I finished reading last week the memoir by Amos Oz, A Tale of Love and Darkness (Vintage paperback 2005 translated by Nicholas de Lange), a whacking 517 pages of rather small print. I had some help from the audiobook, while cooking or exercising, read by Stefan Rudnicki. At the end of 2018, I read David Grossman’s novel, To the End of the Land (Vintage paper 2011, translated by Jessica Cohen), at 576 pages plus postscript, with no auditory help. Oz wrote a long memoir, a history of Oz’s family, his mother’s death, and the birth of Israel. Grossman wrote a long novel, about a woman who takes a hike because her son has gone off to join the Armored Corps during Israel’s war with Lebanon.
What can the two books possibly have in common? Oz’s book is devoted to the family that evaded the Holocaust, on both his parents’ sides, to what shaped the lives of his father and mother and ultimately his own life. Grossman’s novel is a story of family, yes, and of love, and friendship, and also what military service does to youth. Oz glosses over that part of his life: most of the memoir is set before his 30 years on the kibbutz and before his military service. While Oz’s parents have friends, he writes of no friendships of his own. Yet the two books have in common a technique of structure.

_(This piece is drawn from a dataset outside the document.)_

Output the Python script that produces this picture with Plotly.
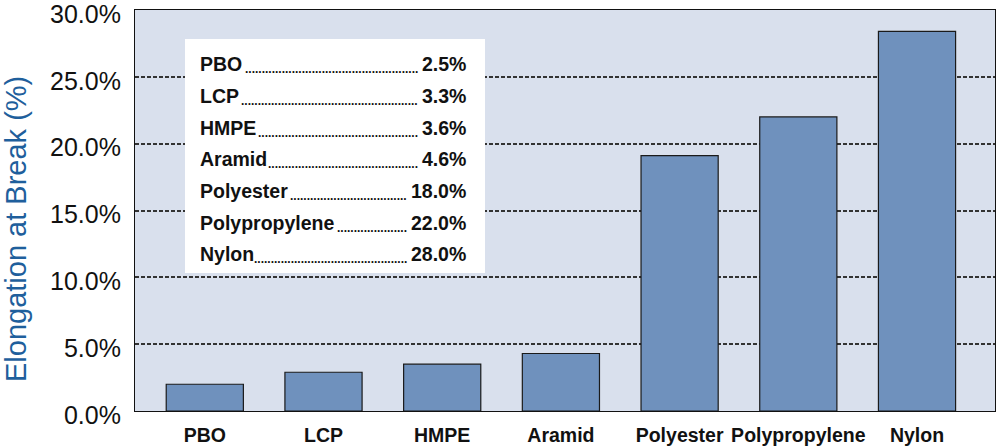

I have been trying to name this structural technique. Unfurling. Circling back. It reminds me of a snail’s shell, that whorling from a small point outward to a larger one. Both Oz and Grossman begin with an incident or a reference to an event. Then they go on to another subject, such as a description of the person’s whereabouts, or other people. And then the incident is mentioned again, with another detail added. Like someone turning a gemstone over to admire all of its angles. Again, more story, more description, and we return to the incident, with more detail enlarging it now from a fragment, an incident, to an event. Then a bit more, again, and again. Until at the end of the book the small secretions have built a whole, an event that is important and powerful in all of its ramifications, an event that is not a small snail shell but a knife that stabs you in the heart. I love it. Grossman does this with the roles of Avram and her son in Ora’s life, and Oz does this with his mother’s death.
Oz uses this device of repetition with imagery as well, on a smaller scale, but also to great effect. For example, the fox face. As a child he had a caregiver who liked to take him out into the wide world, the width of which ended up being the changing rooms of clothing shops. She tried on a fox fur stole. The boy: “the look of the tortured eyes in the slain fox terrified me. The fox’s face stirred my soul because it looked both cunning and heartrendingly wretched.” (p. 214) He left his caregiver in her changing room to pursue a girl made up like a woman; he pursued her through the labyrinths of the shop, until at last he cornered her and saw that she was not a girl but a very short woman or a dwarf: she smiled at him, “a kind of twisted poisonous smile that disclosed sharp little teeth among which a single gold incisor suddenly glinted.” Her make-up seemed to him “as though she had suddenly put on the face of the killed fox-fur, that face that had seemed both malicious and heartrendingly sad.” With one stroke, one image, Oz has the boy objectify the woman into a frightening creature. But we are not done. When he turned tail and fled, she chased him, and he feared that she wanted to turn him into a killed fox too. And then: he wonders what happened to her, his first temptress, “who deigned to show me her face, which with nothing more than a look I managed to transform into a horror, the face of a slain fox, both vicious and desperately sad.” (p. 219) Here, in adult hindsight, he mocks his reaction, while again using the image to see the woman’s sadness.
But still we are not done. For now we have her opposite. The boy gets lost in the shop, and hides in a closet, from which he is rescued by a tailor, who “reached out and took my hand that was cold with fear into his warm hand, as though he was warming a freezing chick, and drew me out of the dark recess, raised me high in the air, and squeezed me quite hard to his chest, and at that I began to cry.” (p. 223) He later refers to this man from the Arab part of town as his second father. But we are not finished yet. The adult narrator, writing from Arad, is still thinking about his rescuer: “Who knows what he was called? Or if he’s still alive? Is he living in his home? Or in dirt and poverty, in some refugee camp?” (p. 223) And so he turns and turns his day of getting lost in a clothing shop, biting into it with sharp teeth until it makes a wound large enough to contain the conflict between Israelis and Palestinians.